The Catholic Church and local government have both welcomed a High Court ruling that a decision to allow new Catholic schools in Richmond, west London was lawful.
A statement from the Diocese of Westminster reads: “The Diocese of Westminster welcomes the High Court of Justice’s ruling that Richmond Council’s decision to lease the Clifden Site to the Diocese for a Voluntary Aided Catholic Primary and Secondary School is lawful.
This is a victory not just for Richmond Council and the Diocese of Westminster, but more importantly, for all those seeking to send their children to a church school. The Diocese of Westminster would like to thank Richmond Council for its support over the last few months and we look forward to working with them as we finalise plans for the school.

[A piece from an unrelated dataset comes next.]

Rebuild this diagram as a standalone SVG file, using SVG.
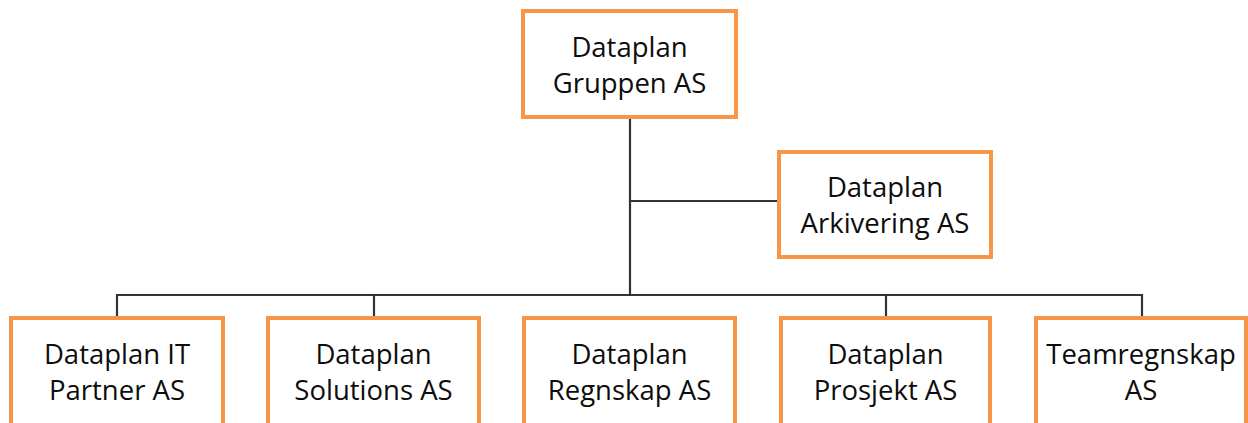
<svg xmlns="http://www.w3.org/2000/svg" width="1248" height="423" viewBox="0 0 1248 423">
<style>
.box{fill:#fff;stroke:#F79646;stroke-width:4}
.lbl{font-family:"Open Sans","Liberation Sans",sans-serif;font-size:27.5px;fill:#0d0d0d;text-anchor:middle}
.con{stroke:#333;stroke-width:2.2;fill:none}
</style>
<rect width="1248" height="423" fill="#fff"/>
<g id="connectors">
<path class="con" d="M630 118V295"/>
<path class="con" d="M630 201H778"/>
<path class="con" d="M117 317V295H1142V317"/>
<path class="con" d="M374 295V317M886 295V317"/>
</g>
<g id="n-gruppen">
<rect class="box" x="523" y="11" width="213" height="106"/>
<text class="lbl" x="629.5" y="57">Dataplan</text>
<text class="lbl" x="629.5" y="93">Gruppen AS</text>
</g>
<g id="n-arkivering">
<rect class="box" x="779" y="152" width="212" height="105"/>
<text class="lbl" x="885" y="197">Dataplan</text>
<text class="lbl" x="885" y="233">Arkivering AS</text>
</g>
<g id="n-itpartner">
<rect class="box" x="11" y="318" width="212" height="110"/>
<text class="lbl" x="117" y="364">Dataplan IT</text>
<text class="lbl" x="117" y="400">Partner AS</text>
</g>
<g id="n-solutions">
<rect class="box" x="268" y="318" width="211" height="110"/>
<text class="lbl" x="373.5" y="364">Dataplan</text>
<text class="lbl" x="373.5" y="400">Solutions AS</text>
</g>
<g id="n-regnskap">
<rect class="box" x="524" y="318" width="211" height="110"/>
<text class="lbl" x="629.5" y="364">Dataplan</text>
<text class="lbl" x="629.5" y="400">Regnskap AS</text>
</g>
<g id="n-prosjekt">
<rect class="box" x="781" y="318" width="209" height="110"/>
<text class="lbl" x="885.5" y="364">Dataplan</text>
<text class="lbl" x="885.5" y="400">Prosjekt AS</text>
</g>
<g id="n-teamregnskap">
<rect class="box" x="1036" y="318" width="210" height="110"/>
<text class="lbl" x="1141" y="364">Teamregnskap</text>
<text class="lbl" x="1141" y="400">AS</text>
</g>
</svg>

Parents in Richmond have been consistently asking for a Catholic school for their children and it is good news that this need will now be addressed. The Diocese is pleased that it can continue arrangements to provide this education when the new schools open in September 2013.”
In May Richmond Council’s Cabinet agreed to a proposal by the RC Dioceses of Westminster and Southwark that the Council-owned Clifden Site should be leased as the site for a new Catholic voluntary-aided secondary school and a Catholic primary school. This decision followed a lengthy period of consultations, which went well beyond statutory requirements. In the final consultation 67 per cent of parents and residents who responded agreed that the site should be used to establish a new, five-form entry Catholic Secondary School with 57 percent in favour of the primary school proposal.
Since this decision was made, the British Humanist Association (BHA), which is opposed to faith schools, with support from Mr Jeremy Rodell, of the Richmond Inclusive Schools Campaign (RISC), took legal action to have the democratic decision overturned, taking their case to the High Court of Justice.
In a one and a half day hearing at the Court, the Judge reviewed all the evidence submitted by both parties and concluded that Richmond Council did act within the law when it considered and approved the Diocese of Westminster’s proposals for the schools.
Lord True, Leader of Richmond Council, said: “I am delighted with today’s outcome which supports the clear, democratic decision that was taken locally in pursuit of the previously longstanding policy of both parties on the Council. It will come as an enormous relief to the hundreds of families whose hopes for their children’s education has been threatened by this hostile legal maneuvering.
“This Council set out a full programme of genuinely inclusive educational improvement in its Schools White Paper in 2010. Working in partnership with our schools and Colleges, we have acted, and will continue to act, to create further capacity and to sustain and raise quality, and choice across our secondary system. This programme includes working with schools on standards, facilitating sixth forms and providing new secondary and primary schools and places. It also includes honouring the Council’s longstanding promise to seek to enable a Catholic secondary in the borough and so give local Catholic families what almost every other Borough in London already does.
“Over the past year, the British Humanist Association has elbowed its way into Richmond upon Thames with their clear national agenda of hostility to faith schools – their action has been uncaring and unsympathetic to the many people within the Richmond Catholic community who have worked hard to bring their dream of a dedicated secondary school to fruition. It has also totally ignored the parallel action being taken by this Council to provide more places for all. Hundreds of local families have been left uncertain about the future of the school and thousands of pounds of Council Tax payers money has been spent on lawyers. I trust that the BHA will now accept the verdict that they themselves sought and let Richmond get on with building an even better education system for all. A period of silence from certain all too well ventilated local voices would also be welcome.
“I am glad that this uncertainty has come to an end and we look forward to moving forward, working with the Diocese of Westminster to develop plans for the schools.”